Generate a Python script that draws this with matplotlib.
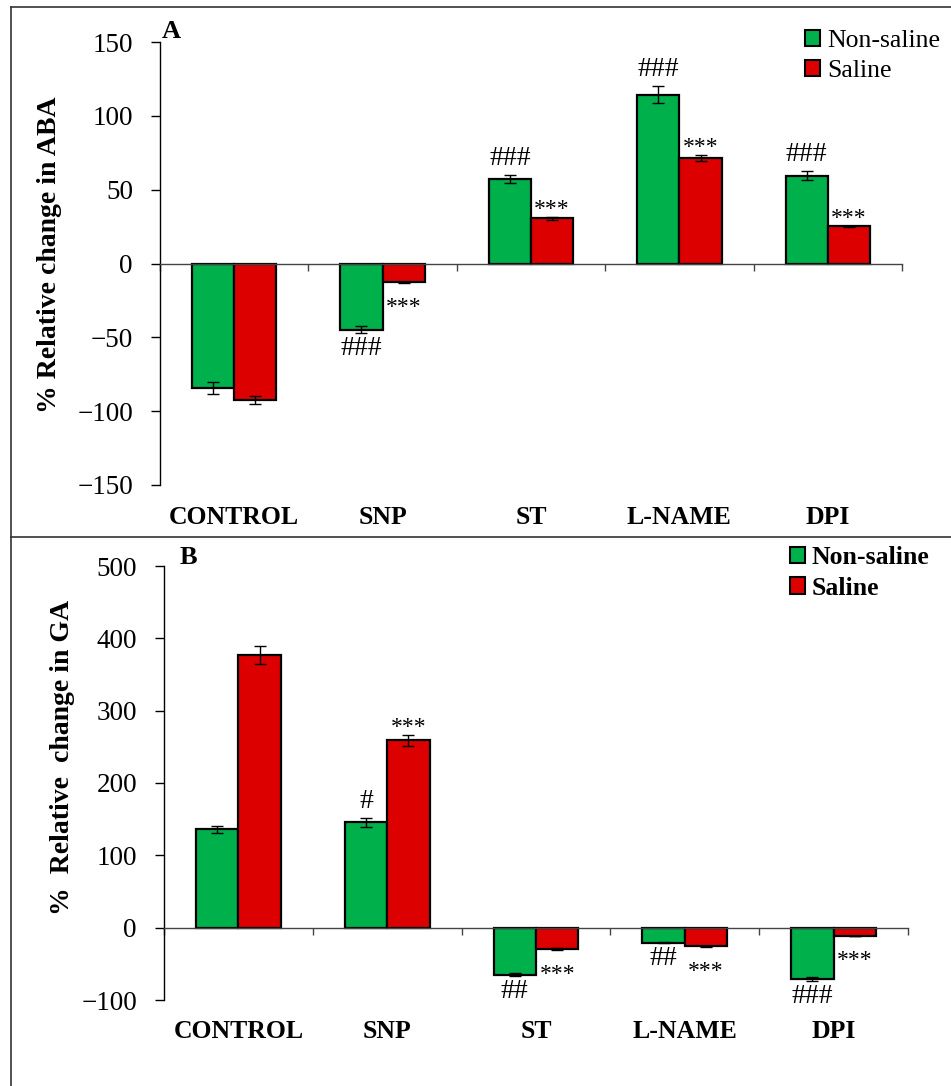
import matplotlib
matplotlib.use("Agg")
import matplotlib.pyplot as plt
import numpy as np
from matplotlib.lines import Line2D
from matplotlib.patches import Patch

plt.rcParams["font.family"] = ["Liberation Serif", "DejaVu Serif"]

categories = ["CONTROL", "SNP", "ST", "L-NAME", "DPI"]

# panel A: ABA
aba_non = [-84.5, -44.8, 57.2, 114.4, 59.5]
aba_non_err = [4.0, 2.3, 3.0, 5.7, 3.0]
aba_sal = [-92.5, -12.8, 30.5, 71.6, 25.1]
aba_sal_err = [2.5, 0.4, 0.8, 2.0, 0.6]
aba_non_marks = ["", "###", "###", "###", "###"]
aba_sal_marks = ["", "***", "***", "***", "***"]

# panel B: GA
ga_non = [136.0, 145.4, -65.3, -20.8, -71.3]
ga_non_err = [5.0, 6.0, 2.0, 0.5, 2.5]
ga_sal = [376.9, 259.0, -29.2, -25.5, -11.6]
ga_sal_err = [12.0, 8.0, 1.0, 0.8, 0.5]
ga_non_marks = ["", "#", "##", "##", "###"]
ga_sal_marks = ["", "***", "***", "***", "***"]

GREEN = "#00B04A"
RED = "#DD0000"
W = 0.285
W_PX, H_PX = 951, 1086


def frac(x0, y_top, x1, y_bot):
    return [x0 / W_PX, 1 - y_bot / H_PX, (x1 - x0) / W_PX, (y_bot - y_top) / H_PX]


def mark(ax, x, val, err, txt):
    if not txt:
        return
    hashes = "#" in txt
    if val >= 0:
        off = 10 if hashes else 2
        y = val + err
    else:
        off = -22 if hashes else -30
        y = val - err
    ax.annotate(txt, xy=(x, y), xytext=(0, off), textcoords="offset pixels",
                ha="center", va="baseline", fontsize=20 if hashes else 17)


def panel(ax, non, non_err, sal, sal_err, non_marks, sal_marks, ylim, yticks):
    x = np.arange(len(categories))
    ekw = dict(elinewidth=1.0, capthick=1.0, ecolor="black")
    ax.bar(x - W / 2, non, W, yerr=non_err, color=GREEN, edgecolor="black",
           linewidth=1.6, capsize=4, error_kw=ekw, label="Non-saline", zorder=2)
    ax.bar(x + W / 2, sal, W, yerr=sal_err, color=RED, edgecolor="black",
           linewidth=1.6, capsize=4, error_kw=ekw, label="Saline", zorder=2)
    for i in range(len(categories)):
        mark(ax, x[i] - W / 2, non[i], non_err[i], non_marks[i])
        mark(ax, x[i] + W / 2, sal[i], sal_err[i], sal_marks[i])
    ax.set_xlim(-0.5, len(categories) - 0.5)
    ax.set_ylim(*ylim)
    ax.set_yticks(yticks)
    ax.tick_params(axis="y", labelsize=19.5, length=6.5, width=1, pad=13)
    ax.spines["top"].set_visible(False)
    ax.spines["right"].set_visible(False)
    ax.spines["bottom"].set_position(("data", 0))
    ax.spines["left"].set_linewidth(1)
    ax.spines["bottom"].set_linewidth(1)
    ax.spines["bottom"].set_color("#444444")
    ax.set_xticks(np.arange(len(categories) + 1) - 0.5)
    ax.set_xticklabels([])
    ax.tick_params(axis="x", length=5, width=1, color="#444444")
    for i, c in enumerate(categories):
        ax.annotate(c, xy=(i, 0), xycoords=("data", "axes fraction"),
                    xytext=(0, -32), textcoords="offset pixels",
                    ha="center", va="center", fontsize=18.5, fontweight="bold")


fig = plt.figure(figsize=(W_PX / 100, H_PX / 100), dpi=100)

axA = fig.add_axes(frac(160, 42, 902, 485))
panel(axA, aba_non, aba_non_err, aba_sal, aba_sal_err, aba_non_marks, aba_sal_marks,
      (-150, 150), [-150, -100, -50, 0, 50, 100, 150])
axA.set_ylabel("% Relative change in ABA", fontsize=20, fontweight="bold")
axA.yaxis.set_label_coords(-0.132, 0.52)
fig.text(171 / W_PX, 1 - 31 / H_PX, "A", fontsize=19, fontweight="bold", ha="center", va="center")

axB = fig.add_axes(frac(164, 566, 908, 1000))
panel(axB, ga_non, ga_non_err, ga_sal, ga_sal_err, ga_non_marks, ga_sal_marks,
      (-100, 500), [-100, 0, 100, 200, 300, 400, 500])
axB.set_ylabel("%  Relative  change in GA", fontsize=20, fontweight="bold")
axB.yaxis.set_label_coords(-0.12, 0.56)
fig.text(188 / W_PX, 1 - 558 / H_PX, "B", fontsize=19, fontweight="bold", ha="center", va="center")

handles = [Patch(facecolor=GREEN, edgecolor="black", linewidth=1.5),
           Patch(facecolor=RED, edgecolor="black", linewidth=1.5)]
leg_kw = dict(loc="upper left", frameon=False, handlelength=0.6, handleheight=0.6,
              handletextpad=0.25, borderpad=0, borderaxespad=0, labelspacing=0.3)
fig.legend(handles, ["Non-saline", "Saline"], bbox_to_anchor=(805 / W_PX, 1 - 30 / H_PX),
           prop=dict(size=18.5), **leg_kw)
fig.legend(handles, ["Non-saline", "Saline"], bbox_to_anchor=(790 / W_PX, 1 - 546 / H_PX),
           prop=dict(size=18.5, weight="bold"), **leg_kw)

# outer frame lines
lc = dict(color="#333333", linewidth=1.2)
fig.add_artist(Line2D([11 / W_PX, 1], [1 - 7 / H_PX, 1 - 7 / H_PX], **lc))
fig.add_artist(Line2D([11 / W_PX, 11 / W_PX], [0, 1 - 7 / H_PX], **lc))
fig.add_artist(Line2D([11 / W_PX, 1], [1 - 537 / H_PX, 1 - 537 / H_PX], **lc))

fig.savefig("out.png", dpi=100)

###

• TASK OBJECTIVE
Exactly reproduce the run of lines from the start of the listing through the line with "hashes else 17)", inclusive; pictures are not copied.

• EXERCISE ANSWER
Generate a Python script that draws this with matplotlib.
import matplotlib
matplotlib.use("Agg")
import matplotlib.pyplot as plt
import numpy as np
from matplotlib.lines import Line2D
from matplotlib.patches import Patch

plt.rcParams["font.family"] = ["Liberation Serif", "DejaVu Serif"]

categories = ["CONTROL", "SNP", "ST", "L-NAME", "DPI"]

# panel A: ABA
aba_non = [-84.5, -44.8, 57.2, 114.4, 59.5]
aba_non_err = [4.0, 2.3, 3.0, 5.7, 3.0]
aba_sal = [-92.5, -12.8, 30.5, 71.6, 25.1]
aba_sal_err = [2.5, 0.4, 0.8, 2.0, 0.6]
aba_non_marks = ["", "###", "###", "###", "###"]
aba_sal_marks = ["", "***", "***", "***", "***"]

# panel B: GA
ga_non = [136.0, 145.4, -65.3, -20.8, -71.3]
ga_non_err = [5.0, 6.0, 2.0, 0.5, 2.5]
ga_sal = [376.9, 259.0, -29.2, -25.5, -11.6]
ga_sal_err = [12.0, 8.0, 1.0, 0.8, 0.5]
ga_non_marks = ["", "#", "##", "##", "###"]
ga_sal_marks = ["", "***", "***", "***", "***"]

GREEN = "#00B04A"
RED = "#DD0000"
W = 0.285
W_PX, H_PX = 951, 1086


def frac(x0, y_top, x1, y_bot):
    return [x0 / W_PX, 1 - y_bot / H_PX, (x1 - x0) / W_PX, (y_bot - y_top) / H_PX]


def mark(ax, x, val, err, txt):
    if not txt:
        return
    hashes = "#" in txt
    if val >= 0:
        off = 10 if hashes else 2
        y = val + err
    else:
        off = -22 if hashes else -30
        y = val - err
    ax.annotate(txt, xy=(x, y), xytext=(0, off), textcoords="offset pixels",
                ha="center", va="baseline", fontsize=20 if hashes else 17)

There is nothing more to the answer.